### What to work on
Give back all the data exactly, line by line.

____ Provided data

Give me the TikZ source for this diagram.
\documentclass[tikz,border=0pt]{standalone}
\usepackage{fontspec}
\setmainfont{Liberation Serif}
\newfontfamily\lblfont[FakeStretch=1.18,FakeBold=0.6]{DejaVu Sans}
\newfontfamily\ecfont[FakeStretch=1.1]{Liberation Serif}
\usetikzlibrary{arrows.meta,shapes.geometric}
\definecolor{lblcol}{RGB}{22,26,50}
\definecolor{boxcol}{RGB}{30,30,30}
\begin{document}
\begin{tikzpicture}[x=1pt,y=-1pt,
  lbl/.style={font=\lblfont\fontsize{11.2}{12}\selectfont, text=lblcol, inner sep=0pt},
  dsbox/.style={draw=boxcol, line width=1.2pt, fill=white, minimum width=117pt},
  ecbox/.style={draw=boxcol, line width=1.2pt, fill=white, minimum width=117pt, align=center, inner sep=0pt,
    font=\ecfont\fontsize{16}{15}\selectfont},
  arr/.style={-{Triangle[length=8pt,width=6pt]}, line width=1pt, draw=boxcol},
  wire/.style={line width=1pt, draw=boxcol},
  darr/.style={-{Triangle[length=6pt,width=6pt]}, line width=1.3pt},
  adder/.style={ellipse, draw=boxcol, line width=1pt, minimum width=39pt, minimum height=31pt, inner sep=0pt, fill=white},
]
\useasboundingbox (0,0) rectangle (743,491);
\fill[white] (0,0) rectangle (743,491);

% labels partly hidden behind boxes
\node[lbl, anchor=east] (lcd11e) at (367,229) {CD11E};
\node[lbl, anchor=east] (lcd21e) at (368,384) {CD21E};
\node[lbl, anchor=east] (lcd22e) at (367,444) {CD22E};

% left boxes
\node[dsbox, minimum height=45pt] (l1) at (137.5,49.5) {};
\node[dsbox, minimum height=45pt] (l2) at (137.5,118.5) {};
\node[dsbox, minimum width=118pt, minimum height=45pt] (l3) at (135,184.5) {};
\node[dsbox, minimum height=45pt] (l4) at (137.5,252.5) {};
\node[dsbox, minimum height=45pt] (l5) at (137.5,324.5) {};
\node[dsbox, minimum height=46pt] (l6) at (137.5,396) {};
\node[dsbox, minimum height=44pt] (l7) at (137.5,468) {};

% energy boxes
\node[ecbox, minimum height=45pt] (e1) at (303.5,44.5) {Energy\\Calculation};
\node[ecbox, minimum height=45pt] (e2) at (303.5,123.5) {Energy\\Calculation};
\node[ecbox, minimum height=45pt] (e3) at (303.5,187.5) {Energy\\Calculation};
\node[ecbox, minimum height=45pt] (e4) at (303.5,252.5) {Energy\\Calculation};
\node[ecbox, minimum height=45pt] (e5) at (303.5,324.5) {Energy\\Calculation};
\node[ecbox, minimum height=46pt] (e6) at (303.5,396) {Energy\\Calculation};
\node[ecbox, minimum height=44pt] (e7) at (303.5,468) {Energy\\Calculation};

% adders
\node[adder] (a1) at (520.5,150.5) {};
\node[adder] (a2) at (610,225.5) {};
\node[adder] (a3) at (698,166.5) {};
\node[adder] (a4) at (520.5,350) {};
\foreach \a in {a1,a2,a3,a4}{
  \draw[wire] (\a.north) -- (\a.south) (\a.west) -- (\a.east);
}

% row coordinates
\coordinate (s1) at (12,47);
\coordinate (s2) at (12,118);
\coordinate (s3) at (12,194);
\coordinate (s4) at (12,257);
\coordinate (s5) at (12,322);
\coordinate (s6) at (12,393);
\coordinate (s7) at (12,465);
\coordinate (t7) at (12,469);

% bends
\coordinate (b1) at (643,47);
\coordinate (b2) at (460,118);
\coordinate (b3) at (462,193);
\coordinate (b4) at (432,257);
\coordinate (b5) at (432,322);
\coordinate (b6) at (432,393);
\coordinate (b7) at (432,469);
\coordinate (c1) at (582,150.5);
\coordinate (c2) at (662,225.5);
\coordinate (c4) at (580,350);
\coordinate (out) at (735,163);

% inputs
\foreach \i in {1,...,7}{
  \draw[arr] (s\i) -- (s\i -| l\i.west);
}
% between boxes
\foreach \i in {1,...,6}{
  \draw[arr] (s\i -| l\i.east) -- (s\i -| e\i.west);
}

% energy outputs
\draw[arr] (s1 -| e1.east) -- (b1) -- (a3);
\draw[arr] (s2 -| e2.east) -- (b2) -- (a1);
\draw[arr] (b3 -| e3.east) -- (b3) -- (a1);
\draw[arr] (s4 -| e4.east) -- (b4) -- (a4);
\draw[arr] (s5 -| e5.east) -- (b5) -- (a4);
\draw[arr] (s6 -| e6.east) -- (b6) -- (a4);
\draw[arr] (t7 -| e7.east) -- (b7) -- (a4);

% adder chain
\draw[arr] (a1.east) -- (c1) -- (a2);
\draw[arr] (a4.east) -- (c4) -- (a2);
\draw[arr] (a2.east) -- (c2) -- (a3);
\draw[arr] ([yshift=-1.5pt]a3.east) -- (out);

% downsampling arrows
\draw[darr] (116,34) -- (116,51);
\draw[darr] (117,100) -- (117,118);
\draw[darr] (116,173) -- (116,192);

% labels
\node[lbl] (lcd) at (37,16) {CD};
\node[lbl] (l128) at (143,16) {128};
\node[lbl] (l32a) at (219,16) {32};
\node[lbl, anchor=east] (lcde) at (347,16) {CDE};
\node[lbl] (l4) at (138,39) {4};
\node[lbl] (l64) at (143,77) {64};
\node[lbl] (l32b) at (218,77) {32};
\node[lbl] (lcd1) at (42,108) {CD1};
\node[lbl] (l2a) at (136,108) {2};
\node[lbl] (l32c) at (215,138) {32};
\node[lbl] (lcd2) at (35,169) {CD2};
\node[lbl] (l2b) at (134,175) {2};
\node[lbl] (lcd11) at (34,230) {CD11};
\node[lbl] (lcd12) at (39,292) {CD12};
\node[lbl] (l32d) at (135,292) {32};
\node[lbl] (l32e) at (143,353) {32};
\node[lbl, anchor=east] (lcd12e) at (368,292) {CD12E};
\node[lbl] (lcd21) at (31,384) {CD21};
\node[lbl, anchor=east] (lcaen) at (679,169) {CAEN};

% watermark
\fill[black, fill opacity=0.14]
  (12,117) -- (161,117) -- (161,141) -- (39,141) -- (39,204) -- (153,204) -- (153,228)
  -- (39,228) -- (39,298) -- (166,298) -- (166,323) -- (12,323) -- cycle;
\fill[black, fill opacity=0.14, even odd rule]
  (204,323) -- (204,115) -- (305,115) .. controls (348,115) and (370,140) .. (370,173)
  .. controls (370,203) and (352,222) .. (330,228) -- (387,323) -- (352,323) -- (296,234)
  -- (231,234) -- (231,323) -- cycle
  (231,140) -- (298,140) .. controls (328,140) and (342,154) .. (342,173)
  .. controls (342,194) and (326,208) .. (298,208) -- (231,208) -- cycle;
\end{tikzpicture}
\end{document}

________

### Problem solution
Give me the TikZ source for this diagram.
\documentclass[tikz,border=0pt]{standalone}
\usepackage{fontspec}
\setmainfont{Liberation Serif}
\newfontfamily\lblfont[FakeStretch=1.18,FakeBold=0.6]{DejaVu Sans}
\newfontfamily\ecfont[FakeStretch=1.1]{Liberation Serif}
\usetikzlibrary{arrows.meta,shapes.geometric}
\definecolor{lblcol}{RGB}{22,26,50}
\definecolor{boxcol}{RGB}{30,30,30}
\begin{document}
\begin{tikzpicture}[x=1pt,y=-1pt,
  lbl/.style={font=\lblfont\fontsize{11.2}{12}\selectfont, text=lblcol, inner sep=0pt},
  dsbox/.style={draw=boxcol, line width=1.2pt, fill=white, minimum width=117pt},
  ecbox/.style={draw=boxcol, line width=1.2pt, fill=white, minimum width=117pt, align=center, inner sep=0pt,
    font=\ecfont\fontsize{16}{15}\selectfont},
  arr/.style={-{Triangle[length=8pt,width=6pt]}, line width=1pt, draw=boxcol},
  wire/.style={line width=1pt, draw=boxcol},
  darr/.style={-{Triangle[length=6pt,width=6pt]}, line width=1.3pt},
  adder/.style={ellipse, draw=boxcol, line width=1pt, minimum width=39pt, minimum height=31pt, inner sep=0pt, fill=white},
]
\useasboundingbox (0,0) rectangle (743,491);
\fill[white] (0,0) rectangle (743,491);

% labels partly hidden behind boxes
\node[lbl, anchor=east] (lcd11e) at (367,229) {CD11E};
\node[lbl, anchor=east] (lcd21e) at (368,384) {CD21E};
\node[lbl, anchor=east] (lcd22e) at (367,444) {CD22E};

% left boxes
\node[dsbox, minimum height=45pt] (l1) at (137.5,49.5) {};
\node[dsbox, minimum height=45pt] (l2) at (137.5,118.5) {};
\node[dsbox, minimum width=118pt, minimum height=45pt] (l3) at (135,184.5) {};
\node[dsbox, minimum height=45pt] (l4) at (137.5,252.5) {};
\node[dsbox, minimum height=45pt] (l5) at (137.5,324.5) {};
\node[dsbox, minimum height=46pt] (l6) at (137.5,396) {};
\node[dsbox, minimum height=44pt] (l7) at (137.5,468) {};

% energy boxes
\node[ecbox, minimum height=45pt] (e1) at (303.5,44.5) {Energy\\Calculation};
\node[ecbox, minimum height=45pt] (e2) at (303.5,123.5) {Energy\\Calculation};
\node[ecbox, minimum height=45pt] (e3) at (303.5,187.5) {Energy\\Calculation};
\node[ecbox, minimum height=45pt] (e4) at (303.5,252.5) {Energy\\Calculation};
\node[ecbox, minimum height=45pt] (e5) at (303.5,324.5) {Energy\\Calculation};
\node[ecbox, minimum height=46pt] (e6) at (303.5,396) {Energy\\Calculation};
\node[ecbox, minimum height=44pt] (e7) at (303.5,468) {Energy\\Calculation};

% adders
\node[adder] (a1) at (520.5,150.5) {};
\node[adder] (a2) at (610,225.5) {};
\node[adder] (a3) at (698,166.5) {};
\node[adder] (a4) at (520.5,350) {};
\foreach \a in {a1,a2,a3,a4}{
  \draw[wire] (\a.north) -- (\a.south) (\a.west) -- (\a.east);
}

% row coordinates
\coordinate (s1) at (12,47);
\coordinate (s2) at (12,118);
\coordinate (s3) at (12,194);
\coordinate (s4) at (12,257);
\coordinate (s5) at (12,322);
\coordinate (s6) at (12,393);
\coordinate (s7) at (12,465);
\coordinate (t7) at (12,469);

% bends
\coordinate (b1) at (643,47);
\coordinate (b2) at (460,118);
\coordinate (b3) at (462,193);
\coordinate (b4) at (432,257);
\coordinate (b5) at (432,322);
\coordinate (b6) at (432,393);
\coordinate (b7) at (432,469);
\coordinate (c1) at (582,150.5);
\coordinate (c2) at (662,225.5);
\coordinate (c4) at (580,350);
\coordinate (out) at (735,163);

% inputs
\foreach \i in {1,...,7}{
  \draw[arr] (s\i) -- (s\i -| l\i.west);
}
% between boxes
\foreach \i in {1,...,6}{
  \draw[arr] (s\i -| l\i.east) -- (s\i -| e\i.west);
}

% energy outputs
\draw[arr] (s1 -| e1.east) -- (b1) -- (a3);
\draw[arr] (s2 -| e2.east) -- (b2) -- (a1);
\draw[arr] (b3 -| e3.east) -- (b3) -- (a1);
\draw[arr] (s4 -| e4.east) -- (b4) -- (a4);
\draw[arr] (s5 -| e5.east) -- (b5) -- (a4);
\draw[arr] (s6 -| e6.east) -- (b6) -- (a4);
\draw[arr] (t7 -| e7.east) -- (b7) -- (a4);

% adder chain
\draw[arr] (a1.east) -- (c1) -- (a2);
\draw[arr] (a4.east) -- (c4) -- (a2);
\draw[arr] (a2.east) -- (c2) -- (a3);
\draw[arr] ([yshift=-1.5pt]a3.east) -- (out);

% downsampling arrows
\draw[darr] (116,34) -- (116,51);
\draw[darr] (117,100) -- (117,118);
\draw[darr] (116,173) -- (116,192);

% labels
\node[lbl] (lcd) at (37,16) {CD};
\node[lbl] (l128) at (143,16) {128};
\node[lbl] (l32a) at (219,16) {32};
\node[lbl, anchor=east] (lcde) at (347,16) {CDE};
\node[lbl] (l4) at (138,39) {4};
\node[lbl] (l64) at (143,77) {64};
\node[lbl] (l32b) at (218,77) {32};
\node[lbl] (lcd1) at (42,108) {CD1};
\node[lbl] (l2a) at (136,108) {2};
\node[lbl] (l32c) at (215,138) {32};
\node[lbl] (lcd2) at (35,169) {CD2};
\node[lbl] (l2b) at (134,175) {2};
\node[lbl] (lcd11) at (34,230) {CD11};
\node[lbl] (lcd12) at (39,292) {CD12};
\node[lbl] (l32d) at (135,292) {32};
\node[lbl] (l32e) at (143,353) {32};
\node[lbl, anchor=east] (lcd12e) at (368,292) {CD12E};
\node[lbl] (lcd21) at (31,384) {CD21};
\node[lbl, anchor=east] (lcaen) at (679,169) {CAEN};

% watermark
\fill[black, fill opacity=0.14]
  (12,117) -- (161,117) -- (161,141) -- (39,141) -- (39,204) -- (153,204) -- (153,228)
  -- (39,228) -- (39,298) -- (166,298) -- (166,323) -- (12,323) -- cycle;
\fill[black, fill opacity=0.14, even odd rule]
  (204,323) -- (204,115) -- (305,115) .. controls (348,115) and (370,140) .. (370,173)
  .. controls (370,203) and (352,222) .. (330,228) -- (387,323) -- (352,323) -- (296,234)
  -- (231,234) -- (231,323) -- cycle
  (231,140) -- (298,140) .. controls (328,140) and (342,154) .. (342,173)
  .. controls (342,194) and (326,208) .. (298,208) -- (231,208) -- cycle;
\end{tikzpicture}
\end{document}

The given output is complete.